面向GPU的网格计算局部性感知自动微分系统 (Locality-Aware Automatic Differentiation on the GPU for Mesh-Based Computations)

We present a GPU-based system for automatic differentiation (AD) of functions defined on triangle meshes, designed to exploit the locality and sparsity in mesh-based computation. Our system evaluates derivatives using per-element forward-mode AD, confining all computation to registers and shared memory and assembling global gradients, sparse Jacobians, and sparse Hessians directly on the GPU. By avoiding global computation graphs, intermediate buffers, and device-host synchronization, our approach minimizes memory traffic and enables efficient differentiation under both static and dynamically changing sparsity. Our programming model lets users express energy terms over mesh neighborhoods, while our system automatically manages parallel execution, derivative propagation, sparse assembly, and matrix-free operations such as Hessian-vector products. Our system supports both scalar and vector-valued objectives, dynamic interaction-driven sparsity updates, and seamless integration with external GPU sparse linear solvers. We evaluate our system on applications including elastic and cloth simulation, surface parameterization, mesh smoothing, frame field design, ARAP deformation, and spherical manifold optimization. Across these tasks, our system consistently outperforms state-of-the-art differentiation frameworks, including PyTorch, JAX, Warp, Dr.JIT, and Thallo. We demonstrate speedups across a range of solver types, from Newton and Gauss-Newton for nonlinear least squares to L-BFGS and gradient descent, and across different derivative usage modes, including Hessian-vector products as well as full sparse Hessian and Jacobian construction.

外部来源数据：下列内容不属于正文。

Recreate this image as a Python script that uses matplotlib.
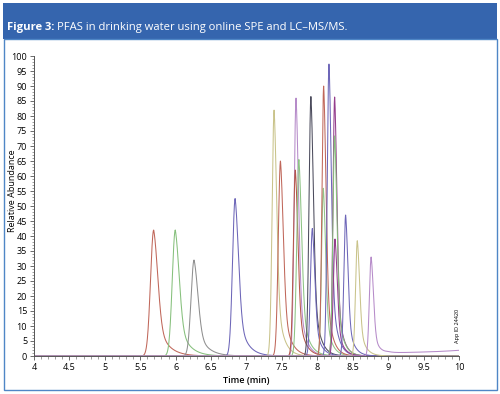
import numpy as np
import matplotlib
matplotlib.use("Agg")
import matplotlib.pyplot as plt
from matplotlib.patches import Rectangle
from matplotlib.ticker import MultipleLocator

plt.rcParams['font.family'] = ['Open Sans', 'DejaVu Sans']

# peak table: retention time (min), relative abundance, width, trace colour
peak_time = [5.69, 5.995, 6.26, 6.84, 7.39, 7.48, 7.70, 7.69, 7.74, 7.91,
             7.93, 8.085, 8.09, 8.165, 8.245, 8.245, 8.25, 8.40, 8.565, 8.76]
peak_height = [42, 42, 32, 52.5, 82, 65, 86, 62, 65.5, 86.5,
               42.5, 56, 90, 97.5, 86.5, 73.5, 39, 47, 38.5, 33]
peak_width = [0.045, 0.043, 0.043, 0.037, 0.028, 0.031, 0.027, 0.028, 0.030, 0.027,
              0.027, 0.025, 0.025, 0.025, 0.024, 0.025, 0.025, 0.025, 0.025, 0.025]
peak_color = ['#c0675a', '#86c07c', '#8f8f8f', '#6d66b8', '#c9c38a', '#c0675a',
              '#b68bc9', '#b5574a', '#8cc383', '#4b4b5c', '#6d66b8', '#93c78a',
              '#c0675a', '#6d66b8', '#943d8c', '#86c07c', '#943d8c', '#6d66b8',
              '#c9c38a', '#b68bc9']

# baseline drift of the last trace after 9 min
drift_time = [4.0, 8.85, 9.0, 9.3, 9.6, 9.8, 10.0]
drift_level = [0.0, 0.0, 1.0, 1.2, 1.4, 1.6, 1.9]

t = np.linspace(4, 10, 3000)


def peak(t0, h, s):
    d = t - t0
    left = h * np.exp(-0.5 * (d / s) ** 2)
    dr = np.clip(d, 0, None)
    right = h * (0.6 * np.exp(-0.5 * (dr / (1.3 * s)) ** 2) + 0.4 * np.exp(-dr / (3 * s)))
    return np.where(d < 0, left, right)


fig = plt.figure(figsize=(5.0, 3.94), dpi=100)

# banner and frame
fig.patches.append(Rectangle((0.006, 1 - 39 / 394), 0.988, 36 / 394, transform=fig.transFigure,
                             facecolor='#3565ae', edgecolor='none'))
fig.patches.append(Rectangle((0.007, 1 - 390 / 394), 0.986, 351 / 394, transform=fig.transFigure,
                             facecolor='none', edgecolor='#4f86c6', lw=1.0))

txt = fig.text(7 / 500, 1 - 30 / 394, 'Figure 3:', color='white', fontsize=8.1,
               fontweight='bold', va='baseline')
r = fig.canvas.get_renderer()
bb = txt.get_window_extent(r)
fig.text(bb.x1 / 500 + 0.006, 1 - 30 / 394, 'PFAS in drinking water using online SPE and LC\u2013MS/MS.',
         color='white', fontsize=8.1, va='baseline')

ax = fig.add_axes([34 / 500, 38 / 394, 425 / 500, 300 / 394])
for i in range(len(peak_time)):
    y = peak(peak_time[i], peak_height[i], peak_width[i])
    if i == len(peak_time) - 1:
        y = y + np.interp(t, drift_time, drift_level)
    ax.plot(t, y, color=peak_color[i], lw=0.75)

ax.set_xlim(4, 10)
ax.set_ylim(0, 100)
ax.spines['top'].set_visible(False)
ax.spines['right'].set_visible(False)
for s in ['left', 'bottom']:
    ax.spines[s].set_color('#555555')
    ax.spines[s].set_linewidth(0.7)
ax.xaxis.set_major_locator(MultipleLocator(0.5))
ax.xaxis.set_minor_locator(MultipleLocator(0.1))
ax.yaxis.set_major_locator(MultipleLocator(5))
ax.yaxis.set_minor_locator(MultipleLocator(1))
ax.set_xticks([4, 4.5, 5, 5.5, 6, 6.5, 7, 7.5, 8, 8.5, 9, 9.5, 10])
ax.set_xticklabels(['4', '4.5', '5', '5.5', '6', '6.5', '7', '7.5', '8', '8.5', '9', '9.5', '10'])
ax.tick_params(which='major', length=3, width=0.6, color='#555555', labelsize=6.5, pad=2)
ax.tick_params(which='minor', length=1.8, width=0.5, color='#777777')
ax.set_xlabel('Time (min)', fontsize=6.5, fontweight='semibold', labelpad=3)

fig.text(13 / 500, 1 - 191 / 394, 'Relative Abundance', rotation=90, fontsize=6.5,
         ha='center', va='center')
fig.text(457 / 500, 1 - 326 / 394, 'App ID 24420', rotation=90, fontsize=4,
         ha='center', va='center')

fig.savefig('out.png', dpi=100)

翻译：本文提出一种基于GPU的自动微分系统，专门用于处理三角形网格上定义的函数，旨在充分利用网格计算中的局部性与稀疏性特性。该系统采用基于单元的前向模式自动微分进行导数计算，将所有运算限制在寄存器与共享内存中，并直接在GPU上完成全局梯度、稀疏雅可比矩阵及稀疏海森矩阵的组装。通过规避全局计算图、中间缓冲区以及设备-主机同步操作，本方法显著减少了内存流量，并能在静态与动态变化的稀疏性条件下实现高效微分。我们的编程模型允许用户在网格邻域上定义能量项，而系统自动管理并行执行、导数传播、稀疏矩阵组装以及无矩阵运算（如海森-向量乘积）。本系统支持标量与向量值目标函数、动态交互驱动的稀疏性更新，并能与外部GPU稀疏线性求解器无缝集成。我们在弹性与布料模拟、曲面参数化、网格平滑、帧场设计、ARAP形变及球面流形优化等应用中评估了系统性能。在所有测试任务中，本系统均持续优于当前最先进的微分框架，包括PyTorch、JAX、Warp、Dr.JIT和Thallo。我们展示了在多种求解器类型（从非线性最小二乘的牛顿法和高斯-牛顿法到L-BFGS及梯度下降法）以及不同微分使用模式（包括海森-向量乘积与完整稀疏海森矩阵及雅可比矩阵构建）中均能实现显著的加速效果。